Records contained in a dataset
------------------------------------------------------------------------
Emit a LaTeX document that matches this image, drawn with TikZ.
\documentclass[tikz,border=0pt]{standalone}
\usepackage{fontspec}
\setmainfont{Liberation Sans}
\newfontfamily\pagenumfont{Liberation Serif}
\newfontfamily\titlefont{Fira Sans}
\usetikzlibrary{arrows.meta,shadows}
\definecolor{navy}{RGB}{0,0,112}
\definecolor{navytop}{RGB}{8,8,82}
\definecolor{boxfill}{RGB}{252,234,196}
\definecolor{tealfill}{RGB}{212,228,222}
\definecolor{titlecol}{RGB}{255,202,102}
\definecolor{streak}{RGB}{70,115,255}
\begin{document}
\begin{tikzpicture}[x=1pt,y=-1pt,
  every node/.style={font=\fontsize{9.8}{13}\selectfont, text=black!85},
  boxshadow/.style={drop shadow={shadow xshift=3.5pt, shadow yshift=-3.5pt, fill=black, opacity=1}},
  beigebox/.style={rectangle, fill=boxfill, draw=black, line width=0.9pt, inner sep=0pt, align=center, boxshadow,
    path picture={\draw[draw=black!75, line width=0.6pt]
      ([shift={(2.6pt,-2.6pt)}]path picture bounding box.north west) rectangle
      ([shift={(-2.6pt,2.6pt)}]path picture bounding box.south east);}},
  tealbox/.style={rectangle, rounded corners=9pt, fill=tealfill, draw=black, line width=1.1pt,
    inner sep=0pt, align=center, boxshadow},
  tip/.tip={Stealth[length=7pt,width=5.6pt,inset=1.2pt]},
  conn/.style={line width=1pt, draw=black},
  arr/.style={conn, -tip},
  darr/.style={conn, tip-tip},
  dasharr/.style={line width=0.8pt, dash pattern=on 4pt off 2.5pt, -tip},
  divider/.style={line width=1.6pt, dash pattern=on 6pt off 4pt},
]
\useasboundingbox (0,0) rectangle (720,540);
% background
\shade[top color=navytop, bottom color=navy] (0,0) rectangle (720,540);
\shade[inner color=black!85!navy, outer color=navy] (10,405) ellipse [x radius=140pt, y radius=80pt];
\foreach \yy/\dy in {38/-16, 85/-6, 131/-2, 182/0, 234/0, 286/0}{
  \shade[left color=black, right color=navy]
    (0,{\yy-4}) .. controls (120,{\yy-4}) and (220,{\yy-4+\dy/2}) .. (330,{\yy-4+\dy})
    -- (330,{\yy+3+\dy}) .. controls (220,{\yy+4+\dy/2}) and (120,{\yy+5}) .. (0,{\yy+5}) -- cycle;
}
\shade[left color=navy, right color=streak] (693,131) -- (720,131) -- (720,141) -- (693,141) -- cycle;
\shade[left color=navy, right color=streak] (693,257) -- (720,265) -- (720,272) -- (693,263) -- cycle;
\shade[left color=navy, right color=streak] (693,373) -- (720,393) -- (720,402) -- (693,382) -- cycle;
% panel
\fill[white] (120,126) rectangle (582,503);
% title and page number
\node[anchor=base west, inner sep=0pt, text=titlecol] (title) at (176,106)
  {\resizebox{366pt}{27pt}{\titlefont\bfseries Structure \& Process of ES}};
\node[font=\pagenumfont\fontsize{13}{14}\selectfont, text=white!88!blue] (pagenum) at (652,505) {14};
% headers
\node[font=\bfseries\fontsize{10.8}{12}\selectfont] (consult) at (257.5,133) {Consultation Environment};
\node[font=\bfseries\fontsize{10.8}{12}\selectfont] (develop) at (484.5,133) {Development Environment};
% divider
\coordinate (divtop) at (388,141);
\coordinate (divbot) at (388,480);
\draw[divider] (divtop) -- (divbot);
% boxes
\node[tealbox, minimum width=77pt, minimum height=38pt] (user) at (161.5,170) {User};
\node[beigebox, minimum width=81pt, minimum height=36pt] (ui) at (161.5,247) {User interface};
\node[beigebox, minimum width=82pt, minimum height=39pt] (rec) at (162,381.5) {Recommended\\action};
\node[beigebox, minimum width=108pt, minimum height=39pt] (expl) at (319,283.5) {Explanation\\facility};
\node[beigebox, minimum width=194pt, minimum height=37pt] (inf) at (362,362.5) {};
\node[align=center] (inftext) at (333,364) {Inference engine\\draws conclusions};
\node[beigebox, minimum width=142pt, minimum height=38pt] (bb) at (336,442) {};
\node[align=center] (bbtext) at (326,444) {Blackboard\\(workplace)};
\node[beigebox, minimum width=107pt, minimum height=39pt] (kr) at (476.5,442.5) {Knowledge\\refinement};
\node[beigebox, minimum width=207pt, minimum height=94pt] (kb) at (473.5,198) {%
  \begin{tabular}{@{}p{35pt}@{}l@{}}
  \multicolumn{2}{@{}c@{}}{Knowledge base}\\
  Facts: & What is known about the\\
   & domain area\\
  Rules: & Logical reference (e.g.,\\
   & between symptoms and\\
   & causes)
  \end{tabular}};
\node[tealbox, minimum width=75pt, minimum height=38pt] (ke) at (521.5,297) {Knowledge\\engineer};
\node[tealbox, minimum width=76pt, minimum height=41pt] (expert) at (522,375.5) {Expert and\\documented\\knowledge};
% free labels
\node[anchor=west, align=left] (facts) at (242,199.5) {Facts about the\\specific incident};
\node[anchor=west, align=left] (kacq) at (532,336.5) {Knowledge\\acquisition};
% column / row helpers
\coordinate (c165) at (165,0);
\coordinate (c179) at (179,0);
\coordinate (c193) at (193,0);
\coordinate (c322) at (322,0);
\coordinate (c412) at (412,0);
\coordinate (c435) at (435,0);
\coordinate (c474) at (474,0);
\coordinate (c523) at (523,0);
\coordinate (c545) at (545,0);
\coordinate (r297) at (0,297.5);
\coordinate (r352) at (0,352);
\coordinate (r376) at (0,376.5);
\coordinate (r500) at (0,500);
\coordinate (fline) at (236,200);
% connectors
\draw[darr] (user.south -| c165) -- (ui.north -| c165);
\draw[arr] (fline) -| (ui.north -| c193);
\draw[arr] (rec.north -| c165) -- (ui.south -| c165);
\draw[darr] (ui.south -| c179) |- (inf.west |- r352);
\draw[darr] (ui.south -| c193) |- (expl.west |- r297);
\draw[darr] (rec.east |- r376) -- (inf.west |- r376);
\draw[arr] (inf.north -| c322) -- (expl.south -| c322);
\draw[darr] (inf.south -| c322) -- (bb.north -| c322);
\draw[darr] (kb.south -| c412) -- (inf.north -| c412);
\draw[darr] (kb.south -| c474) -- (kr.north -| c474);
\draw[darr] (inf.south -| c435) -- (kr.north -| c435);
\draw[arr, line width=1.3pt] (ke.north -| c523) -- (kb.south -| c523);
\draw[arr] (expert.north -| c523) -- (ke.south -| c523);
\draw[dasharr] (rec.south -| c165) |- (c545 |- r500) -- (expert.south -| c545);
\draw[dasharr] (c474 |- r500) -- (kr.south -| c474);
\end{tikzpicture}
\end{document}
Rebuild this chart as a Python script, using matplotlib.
------------------------------------------------------------------------
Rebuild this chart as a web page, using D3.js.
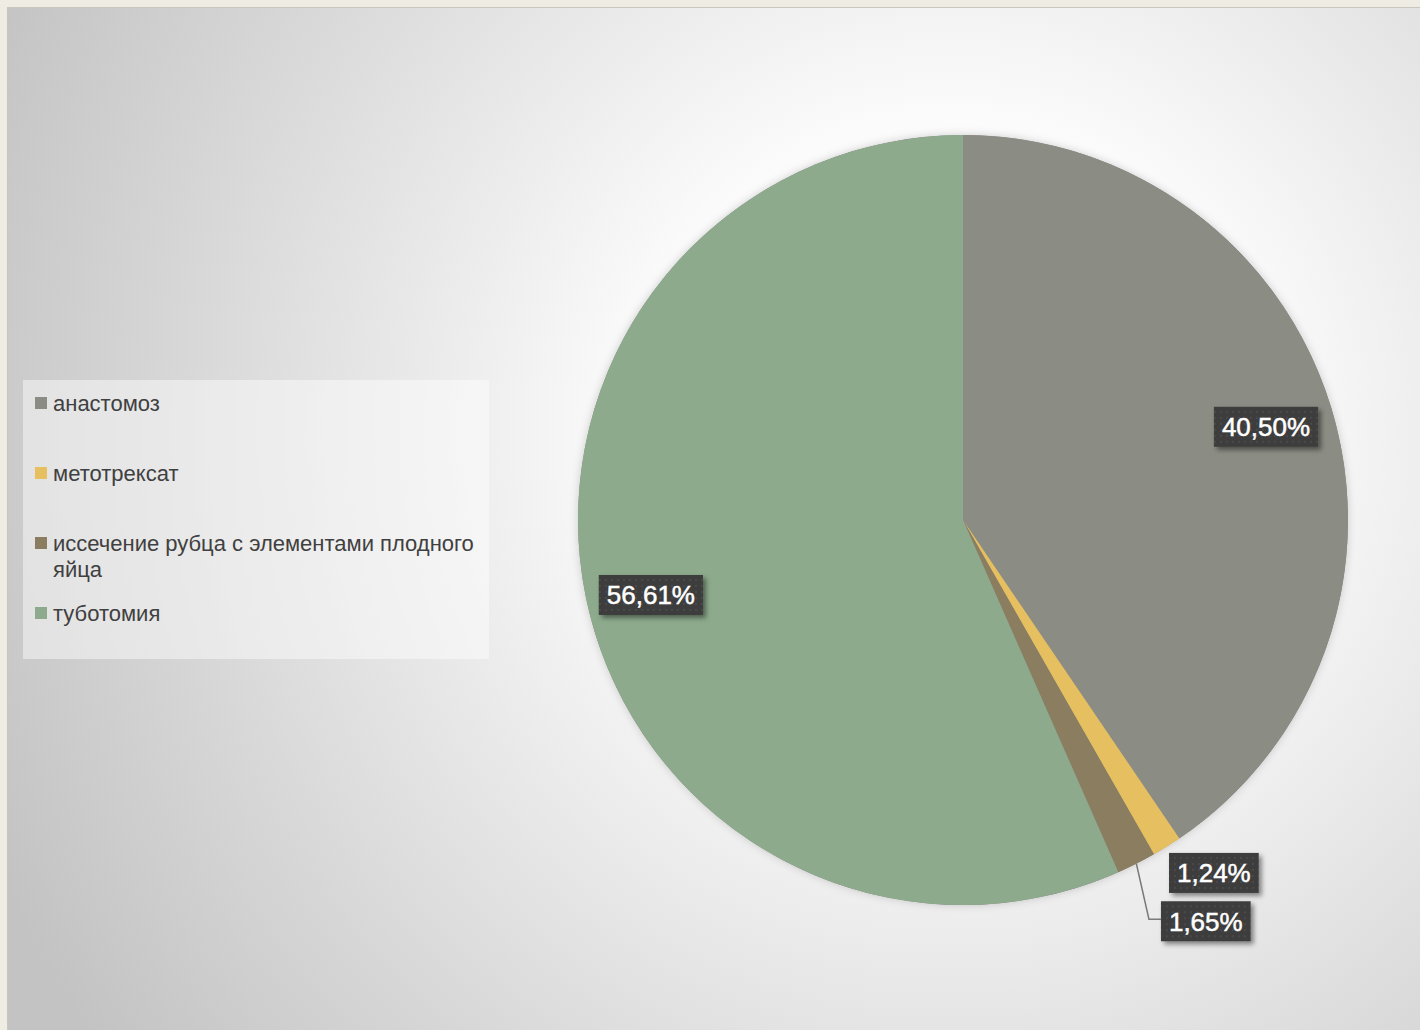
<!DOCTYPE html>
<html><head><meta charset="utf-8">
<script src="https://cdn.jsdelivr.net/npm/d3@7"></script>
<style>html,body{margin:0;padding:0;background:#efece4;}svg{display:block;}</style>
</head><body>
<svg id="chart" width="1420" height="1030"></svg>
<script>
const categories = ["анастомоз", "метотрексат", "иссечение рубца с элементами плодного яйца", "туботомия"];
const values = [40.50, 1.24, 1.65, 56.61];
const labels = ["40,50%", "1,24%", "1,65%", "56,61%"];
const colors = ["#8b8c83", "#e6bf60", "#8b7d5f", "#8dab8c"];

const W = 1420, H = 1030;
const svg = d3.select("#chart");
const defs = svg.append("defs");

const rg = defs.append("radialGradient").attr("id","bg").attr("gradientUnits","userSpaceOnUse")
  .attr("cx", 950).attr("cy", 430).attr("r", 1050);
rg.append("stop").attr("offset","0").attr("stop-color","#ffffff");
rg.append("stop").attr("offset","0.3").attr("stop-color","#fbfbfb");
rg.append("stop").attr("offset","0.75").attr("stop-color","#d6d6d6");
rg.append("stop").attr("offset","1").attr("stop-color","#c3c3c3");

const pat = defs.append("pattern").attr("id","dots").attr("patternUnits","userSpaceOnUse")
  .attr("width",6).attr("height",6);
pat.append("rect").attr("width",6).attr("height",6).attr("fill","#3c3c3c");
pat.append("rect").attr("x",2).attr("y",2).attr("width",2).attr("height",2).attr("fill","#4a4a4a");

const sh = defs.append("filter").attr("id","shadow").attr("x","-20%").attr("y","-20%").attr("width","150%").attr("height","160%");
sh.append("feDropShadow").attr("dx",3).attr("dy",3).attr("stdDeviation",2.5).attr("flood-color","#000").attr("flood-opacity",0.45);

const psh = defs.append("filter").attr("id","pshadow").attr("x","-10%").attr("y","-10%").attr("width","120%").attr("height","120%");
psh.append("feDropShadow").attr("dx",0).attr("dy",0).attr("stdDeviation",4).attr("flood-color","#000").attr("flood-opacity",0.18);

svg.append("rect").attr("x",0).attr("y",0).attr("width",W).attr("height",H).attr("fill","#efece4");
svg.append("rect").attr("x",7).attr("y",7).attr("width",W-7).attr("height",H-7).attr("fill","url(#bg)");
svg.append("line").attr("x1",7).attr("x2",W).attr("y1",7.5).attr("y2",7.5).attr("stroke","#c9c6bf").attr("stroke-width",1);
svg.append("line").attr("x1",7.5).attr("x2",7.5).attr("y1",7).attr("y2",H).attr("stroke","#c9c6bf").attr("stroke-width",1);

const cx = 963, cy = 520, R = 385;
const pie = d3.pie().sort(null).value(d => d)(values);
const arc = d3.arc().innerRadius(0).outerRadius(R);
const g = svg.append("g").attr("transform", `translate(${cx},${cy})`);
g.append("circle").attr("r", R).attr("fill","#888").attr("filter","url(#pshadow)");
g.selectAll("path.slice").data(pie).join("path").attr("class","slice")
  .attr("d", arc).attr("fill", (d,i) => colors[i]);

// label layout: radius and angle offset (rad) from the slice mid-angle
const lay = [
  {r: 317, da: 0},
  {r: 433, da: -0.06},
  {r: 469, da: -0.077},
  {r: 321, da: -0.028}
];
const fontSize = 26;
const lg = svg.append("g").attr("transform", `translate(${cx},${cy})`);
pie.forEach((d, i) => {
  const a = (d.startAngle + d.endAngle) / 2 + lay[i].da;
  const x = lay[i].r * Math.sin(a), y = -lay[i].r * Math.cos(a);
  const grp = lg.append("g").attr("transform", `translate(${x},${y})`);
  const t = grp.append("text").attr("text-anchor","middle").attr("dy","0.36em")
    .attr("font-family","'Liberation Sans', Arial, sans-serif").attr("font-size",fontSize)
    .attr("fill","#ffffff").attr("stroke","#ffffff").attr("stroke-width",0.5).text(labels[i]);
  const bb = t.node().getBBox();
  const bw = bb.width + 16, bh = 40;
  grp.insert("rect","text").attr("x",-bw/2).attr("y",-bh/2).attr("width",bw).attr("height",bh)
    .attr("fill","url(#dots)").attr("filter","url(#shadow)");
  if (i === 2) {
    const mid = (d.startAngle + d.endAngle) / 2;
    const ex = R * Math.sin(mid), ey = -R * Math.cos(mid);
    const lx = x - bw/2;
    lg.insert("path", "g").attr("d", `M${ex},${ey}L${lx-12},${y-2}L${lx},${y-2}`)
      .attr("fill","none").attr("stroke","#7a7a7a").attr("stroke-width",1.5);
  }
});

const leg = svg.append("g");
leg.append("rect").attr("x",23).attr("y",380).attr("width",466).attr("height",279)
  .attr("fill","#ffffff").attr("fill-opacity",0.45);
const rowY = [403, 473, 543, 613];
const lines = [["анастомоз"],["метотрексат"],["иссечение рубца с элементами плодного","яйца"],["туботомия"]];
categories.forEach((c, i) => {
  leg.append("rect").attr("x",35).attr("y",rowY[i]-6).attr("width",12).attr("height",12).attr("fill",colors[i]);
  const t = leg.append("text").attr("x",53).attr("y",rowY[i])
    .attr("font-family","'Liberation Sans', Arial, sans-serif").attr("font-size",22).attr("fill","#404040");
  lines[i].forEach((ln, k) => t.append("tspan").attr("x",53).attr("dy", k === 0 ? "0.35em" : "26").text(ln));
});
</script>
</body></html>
------------------------------------------------------------------------
Problem
Say how many lines contain the string "using", giving nothing but the count.

Final result
2